At Home Colour – Colour Foam vs Traditional Dye
Colour foams (such as the one pictured above) have become available in the last couple of years, and are a welcome addition to the home colour market. They are easy to apply, and create a lot less mess. Some recipes have no or low amonia, which results in a much more pleasant smell. I found them easier to clean off my skin (which meant I didn’t end up with brown ears!). I have experimented with several brands, and I’m not sure if it was user error, but even leaving the colour on for a little longer than the recommended time did not cover my grey hair in a satisfactory manner.
Schwarzkopf Live Salon Mixing Colours
Prior to trying the colour foams, I coloured my hair with traditional dyes. I always found them to be very messy, and had a habit of staining my skin. Needing something stronger to cover the stubborn greys, I have recently returned to using a Schwarzkopf colour. The company have attempted to replicate the two toned colour that you can achieve at a salon. While this is a traditional dye and therefore trickier to apply, it does seem to boast better coverage.
If you want to venture down the do it yourself path, have old towels handy, wear old clothes, and pop a bit of Vaseline on your skin if you’re afraid of staining. Clean up mess straight away – I find that warm water is more effective than cold. Baby wipes also work wonders on stains.
At Christmas time, I treated myself to a colour at my hairdresser. She had been suggesting I experiment with highlights to blend the grey. She told me that I would then be able to colour my hair with a lighter shade at home in between professional treatments. This worked well, but had a few negative draw backs. My hair is natural a mid-brown colour, and isn’t so keen on going blonde, as much as I would love it to. It tends to go a little orange, which tints fix for a while. This time, my hair started falling out. A lot. It felt very coarse, and not as healthy as normal. Unfortunately, having your hair professional coloured is also expensive. While they do a wonderful job and as much as I love the result, I can’t afford to go with the frequency that is required. If I could I afford it, I wouldn’t colour my hair at home any more.

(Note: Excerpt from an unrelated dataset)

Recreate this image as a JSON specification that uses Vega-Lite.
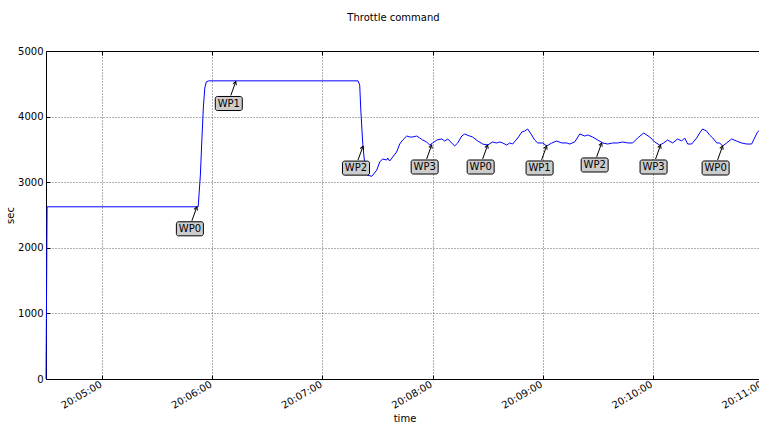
{
  "$schema": "https://vega.github.io/schema/vega-lite/v6.json",
  "width": 713,
  "height": 328,
  "autosize": {"type": "none"},
  "padding": {"left": 46, "top": 51, "right": 0, "bottom": 45},
  "background": "white",
  "title": {
    "text": "Throttle command",
    "font": "DejaVu Sans",
    "fontSize": 10,
    "fontWeight": "normal",
    "color": "black",
    "offset": 23,
    "dx": -9
  },
  "config": {
    "view": {"stroke": null},
    "font": "DejaVu Sans",
    "axis": {
      "domainColor": "black",
      "domainWidth": 1,
      "tickColor": "black",
      "tickSize": -4,
      "tickWidth": 1,
      "labelFont": "DejaVu Sans",
      "labelFontSize": 10,
      "labelColor": "black",
      "titleFont": "DejaVu Sans",
      "titleFontSize": 10,
      "titleFontWeight": "normal",
      "titleColor": "black",
      "gridColor": "#222222",
      "gridDash": [1, 2],
      "gridOpacity": 0.9,
      "gridWidth": 0.8,
      "labelOverlap": false,
      "labelFlush": false,
      "labelBound": false
    }
  },
  "datasets": {
    "throttle": [
      {"time": "2013-06-01T20:04:29.400", "value": 0},
      {"time": "2013-06-01T20:04:30.000", "value": 2625},
      {"time": "2013-06-01T20:05:52.300", "value": 2625},
      {"time": "2013-06-01T20:05:53.500", "value": 3110},
      {"time": "2013-06-01T20:05:54.300", "value": 3640},
      {"time": "2013-06-01T20:05:55.100", "value": 4130},
      {"time": "2013-06-01T20:05:55.900", "value": 4435},
      {"time": "2013-06-01T20:05:56.700", "value": 4530},
      {"time": "2013-06-01T20:05:58.100", "value": 4545},
      {"time": "2013-06-01T20:07:19.400", "value": 4545},
      {"time": "2013-06-01T20:07:20.300", "value": 4480},
      {"time": "2013-06-01T20:07:20.900", "value": 4100},
      {"time": "2013-06-01T20:07:22.000", "value": 3570},
      {"time": "2013-06-01T20:07:23.100", "value": 3260},
      {"time": "2013-06-01T20:07:24.200", "value": 3110},
      {"time": "2013-06-01T20:07:26.900", "value": 3090},
      {"time": "2013-06-01T20:07:29.600", "value": 3186},
      {"time": "2013-06-01T20:07:31.200", "value": 3308},
      {"time": "2013-06-01T20:07:32.800", "value": 3354},
      {"time": "2013-06-01T20:07:35.000", "value": 3338},
      {"time": "2013-06-01T20:07:35.500", "value": 3369},
      {"time": "2013-06-01T20:07:36.600", "value": 3323},
      {"time": "2013-06-01T20:07:38.300", "value": 3384},
      {"time": "2013-06-01T20:07:40.400", "value": 3460},
      {"time": "2013-06-01T20:07:42.100", "value": 3582},
      {"time": "2013-06-01T20:07:43.700", "value": 3643},
      {"time": "2013-06-01T20:07:45.900", "value": 3704},
      {"time": "2013-06-01T20:07:47.600", "value": 3689},
      {"time": "2013-06-01T20:07:49.200", "value": 3689},
      {"time": "2013-06-01T20:07:51.300", "value": 3704},
      {"time": "2013-06-01T20:07:53.000", "value": 3674},
      {"time": "2013-06-01T20:07:54.600", "value": 3643},
      {"time": "2013-06-01T20:07:56.800", "value": 3613},
      {"time": "2013-06-01T20:07:58.400", "value": 3567},
      {"time": "2013-06-01T20:08:00.100", "value": 3598},
      {"time": "2013-06-01T20:08:02.300", "value": 3643},
      {"time": "2013-06-01T20:08:05.000", "value": 3659},
      {"time": "2013-06-01T20:08:06.600", "value": 3628},
      {"time": "2013-06-01T20:08:08.300", "value": 3659},
      {"time": "2013-06-01T20:08:10.400", "value": 3598},
      {"time": "2013-06-01T20:08:12.000", "value": 3552},
      {"time": "2013-06-01T20:08:13.700", "value": 3598},
      {"time": "2013-06-01T20:08:15.900", "value": 3704},
      {"time": "2013-06-01T20:08:17.500", "value": 3735},
      {"time": "2013-06-01T20:08:20.200", "value": 3704},
      {"time": "2013-06-01T20:08:21.800", "value": 3689},
      {"time": "2013-06-01T20:08:24.600", "value": 3628},
      {"time": "2013-06-01T20:08:27.300", "value": 3582},
      {"time": "2013-06-01T20:08:30.000", "value": 3567},
      {"time": "2013-06-01T20:08:32.700", "value": 3613},
      {"time": "2013-06-01T20:08:34.900", "value": 3598},
      {"time": "2013-06-01T20:08:36.500", "value": 3613},
      {"time": "2013-06-01T20:08:38.200", "value": 3598},
      {"time": "2013-06-01T20:08:40.400", "value": 3567},
      {"time": "2013-06-01T20:08:42.000", "value": 3598},
      {"time": "2013-06-01T20:08:43.600", "value": 3582},
      {"time": "2013-06-01T20:08:46.400", "value": 3674},
      {"time": "2013-06-01T20:08:48.600", "value": 3765},
      {"time": "2013-06-01T20:08:50.200", "value": 3780},
      {"time": "2013-06-01T20:08:51.800", "value": 3811},
      {"time": "2013-06-01T20:08:54.000", "value": 3720},
      {"time": "2013-06-01T20:08:55.600", "value": 3643},
      {"time": "2013-06-01T20:08:57.300", "value": 3598},
      {"time": "2013-06-01T20:09:00.000", "value": 3598},
      {"time": "2013-06-01T20:09:02.200", "value": 3552},
      {"time": "2013-06-01T20:09:04.900", "value": 3598},
      {"time": "2013-06-01T20:09:07.600", "value": 3628},
      {"time": "2013-06-01T20:09:10.400", "value": 3598},
      {"time": "2013-06-01T20:09:13.100", "value": 3598},
      {"time": "2013-06-01T20:09:14.700", "value": 3582},
      {"time": "2013-06-01T20:09:17.400", "value": 3613},
      {"time": "2013-06-01T20:09:20.200", "value": 3735},
      {"time": "2013-06-01T20:09:22.900", "value": 3704},
      {"time": "2013-06-01T20:09:24.500", "value": 3720},
      {"time": "2013-06-01T20:09:27.200", "value": 3689},
      {"time": "2013-06-01T20:09:30.000", "value": 3643},
      {"time": "2013-06-01T20:09:32.700", "value": 3598},
      {"time": "2013-06-01T20:09:35.400", "value": 3582},
      {"time": "2013-06-01T20:09:38.100", "value": 3598},
      {"time": "2013-06-01T20:09:40.800", "value": 3598},
      {"time": "2013-06-01T20:09:43.600", "value": 3613},
      {"time": "2013-06-01T20:09:46.300", "value": 3598},
      {"time": "2013-06-01T20:09:49.000", "value": 3598},
      {"time": "2013-06-01T20:09:51.700", "value": 3674},
      {"time": "2013-06-01T20:09:55.000", "value": 3750},
      {"time": "2013-06-01T20:09:58.300", "value": 3689},
      {"time": "2013-06-01T20:10:01.000", "value": 3613},
      {"time": "2013-06-01T20:10:03.700", "value": 3567},
      {"time": "2013-06-01T20:10:05.900", "value": 3598},
      {"time": "2013-06-01T20:10:08.000", "value": 3643},
      {"time": "2013-06-01T20:10:10.800", "value": 3598},
      {"time": "2013-06-01T20:10:13.500", "value": 3659},
      {"time": "2013-06-01T20:10:15.700", "value": 3628},
      {"time": "2013-06-01T20:10:17.300", "value": 3674},
      {"time": "2013-06-01T20:10:19.000", "value": 3582},
      {"time": "2013-06-01T20:10:21.100", "value": 3582},
      {"time": "2013-06-01T20:10:23.900", "value": 3674},
      {"time": "2013-06-01T20:10:25.500", "value": 3750},
      {"time": "2013-06-01T20:10:27.100", "value": 3811},
      {"time": "2013-06-01T20:10:29.300", "value": 3780},
      {"time": "2013-06-01T20:10:30.900", "value": 3720},
      {"time": "2013-06-01T20:10:32.600", "value": 3674},
      {"time": "2013-06-01T20:10:34.800", "value": 3598},
      {"time": "2013-06-01T20:10:36.400", "value": 3598},
      {"time": "2013-06-01T20:10:38.000", "value": 3552},
      {"time": "2013-06-01T20:10:40.200", "value": 3598},
      {"time": "2013-06-01T20:10:42.900", "value": 3659},
      {"time": "2013-06-01T20:10:45.600", "value": 3628},
      {"time": "2013-06-01T20:10:48.300", "value": 3598},
      {"time": "2013-06-01T20:10:51.100", "value": 3582},
      {"time": "2013-06-01T20:10:53.800", "value": 3582},
      {"time": "2013-06-01T20:10:55.400", "value": 3674},
      {"time": "2013-06-01T20:10:57.000", "value": 3765},
      {"time": "2013-06-01T20:10:59.700", "value": 3826}
    ],
    "waypoints": [
      {"time": "2013-06-01T20:05:51.600", "value": 2625, "wp": "WP0"},
      {"time": "2013-06-01T20:06:12.800", "value": 4535, "wp": "WP1"},
      {"time": "2013-06-01T20:07:22.100", "value": 3550, "wp": "WP2"},
      {"time": "2013-06-01T20:07:59.500", "value": 3567, "wp": "WP3"},
      {"time": "2013-06-01T20:08:30.000", "value": 3567, "wp": "WP0"},
      {"time": "2013-06-01T20:09:02.100", "value": 3552, "wp": "WP1"},
      {"time": "2013-06-01T20:09:32.100", "value": 3598, "wp": "WP2"},
      {"time": "2013-06-01T20:10:04.200", "value": 3567, "wp": "WP3"},
      {"time": "2013-06-01T20:10:38.000", "value": 3552, "wp": "WP0"}
    ]
  },
  "resolve": {"axis": {"x": "independent"}},
  "layer": [
    {
      "data": {"name": "throttle"},
      "mark": {"type": "line", "color": "#0000ff", "strokeWidth": 1},
      "encoding": {
        "x": {
          "field": "time",
          "type": "temporal",
          "scale": {
            "domain": [
              {"year": 2013, "month": 6, "date": 1, "hours": 20, "minutes": 4, "seconds": 29, "milliseconds": 400},
              {"year": 2013, "month": 6, "date": 1, "hours": 20, "minutes": 11, "seconds": 0}
            ],
            "range": [0, 717]
          },
          "axis": {
            "orient": "bottom",
            "title": "time",
            "titlePadding": 3,
            "format": "%H:%M:%S",
            "labelAngle": -30,
            "labelAlign": "right",
            "labelBaseline": "top",
            "labelPadding": 4,
            "labelOffset": -4,
            "grid": true,
            "values": [
              {"year": 2013, "month": 6, "date": 1, "hours": 20, "minutes": 5},
              {"year": 2013, "month": 6, "date": 1, "hours": 20, "minutes": 6},
              {"year": 2013, "month": 6, "date": 1, "hours": 20, "minutes": 7},
              {"year": 2013, "month": 6, "date": 1, "hours": 20, "minutes": 8},
              {"year": 2013, "month": 6, "date": 1, "hours": 20, "minutes": 9},
              {"year": 2013, "month": 6, "date": 1, "hours": 20, "minutes": 10},
              {"year": 2013, "month": 6, "date": 1, "hours": 20, "minutes": 11}
            ]
          }
        },
        "y": {
          "field": "value",
          "type": "quantitative",
          "scale": {"domain": [0, 5000], "nice": false, "zero": false},
          "axis": {
            "title": "sec",
            "titlePadding": 2,
            "labelPadding": 7,
            "format": "d",
            "grid": true,
            "values": [0, 1000, 2000, 3000, 4000, 5000]
          }
        }
      }
    },
    {
      "data": {"name": "waypoints"},
      "mark": {"type": "rule", "color": "black", "strokeWidth": 1, "x2Offset": -5, "y2Offset": 14},
      "encoding": {
        "x": {
          "field": "time",
          "type": "temporal",
          "axis": {
            "orient": "top",
            "title": null,
            "labels": false,
            "grid": false,
            "values": [
              {"year": 2013, "month": 6, "date": 1, "hours": 20, "minutes": 5},
              {"year": 2013, "month": 6, "date": 1, "hours": 20, "minutes": 6},
              {"year": 2013, "month": 6, "date": 1, "hours": 20, "minutes": 7},
              {"year": 2013, "month": 6, "date": 1, "hours": 20, "minutes": 8},
              {"year": 2013, "month": 6, "date": 1, "hours": 20, "minutes": 9},
              {"year": 2013, "month": 6, "date": 1, "hours": 20, "minutes": 10},
              {"year": 2013, "month": 6, "date": 1, "hours": 20, "minutes": 11}
            ]
          }
        },
        "y": {"field": "value", "type": "quantitative"},
        "x2": {"field": "time"},
        "y2": {"field": "value"}
      }
    },
    {
      "data": {"name": "waypoints"},
      "mark": {
        "type": "point",
        "shape": "M -0.6 1.1 L 0 0 L 0.6 1.1",
        "filled": false,
        "stroke": "black",
        "strokeWidth": 1,
        "opacity": 1,
        "size": 36,
        "angle": 20
      },
      "encoding": {
        "x": {"field": "time", "type": "temporal", "axis": null},
        "y": {"field": "value", "type": "quantitative"}
      }
    },
    {
      "data": {"name": "waypoints"},
      "mark": {
        "type": "point",
        "shape": "M -0.85 -0.52 L 0.85 -0.52 A 0.15 0.15 0 0 1 1 -0.37 L 1 0.37 A 0.15 0.15 0 0 1 0.85 0.52 L -0.85 0.52 A 0.15 0.15 0 0 1 -1 0.37 L -1 -0.37 A 0.15 0.15 0 0 1 -0.85 -0.52 Z",
        "filled": true,
        "fill": "#cccccc",
        "stroke": "black",
        "strokeWidth": 1,
        "opacity": 1,
        "size": 729,
        "xOffset": -7,
        "yOffset": 22
      },
      "encoding": {
        "x": {"field": "time", "type": "temporal", "axis": null},
        "y": {"field": "value", "type": "quantitative"}
      }
    },
    {
      "data": {"name": "waypoints"},
      "mark": {
        "type": "text",
        "font": "DejaVu Sans",
        "fontSize": 10,
        "color": "black",
        "align": "center",
        "baseline": "middle",
        "dx": -7,
        "dy": 22
      },
      "encoding": {
        "x": {"field": "time", "type": "temporal", "axis": null},
        "y": {"field": "value", "type": "quantitative"},
        "text": {"field": "wp"}
      }
    }
  ]
}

If you are looking for a way to cover or blend grey hairs, definitely have a chat to a hair dresser and ask for some ideas. Mine is more than happy to give advice, and support what I can do at home in between appointments with her.
This may not be an option for some people, but I think there will come a time when I have had enough of colouring my hair. When researching for this article, I came across the story of Sarah Harris, a writer for Vogue. She began to go grey (or silver, as she prefers to call it) at 16, and now at 31 has completely natural silver hair. And she looks pretty amazing!
Sarah is very comfortable with her appearance, and likes making a statement with her hair. While I think Sarah looks absolutely fantastic, I don’t think I will be brave enough to experiment with my natural colour any time soon.
After attempting to disguise my re-growth with numerous pony tails over the past week, I have made a date with my old friend Hazel Twist tomorrow…
Do you colour your hair? Do you have grey hair? At what age do you think you would stop colouring your hair, and return to your natural roots?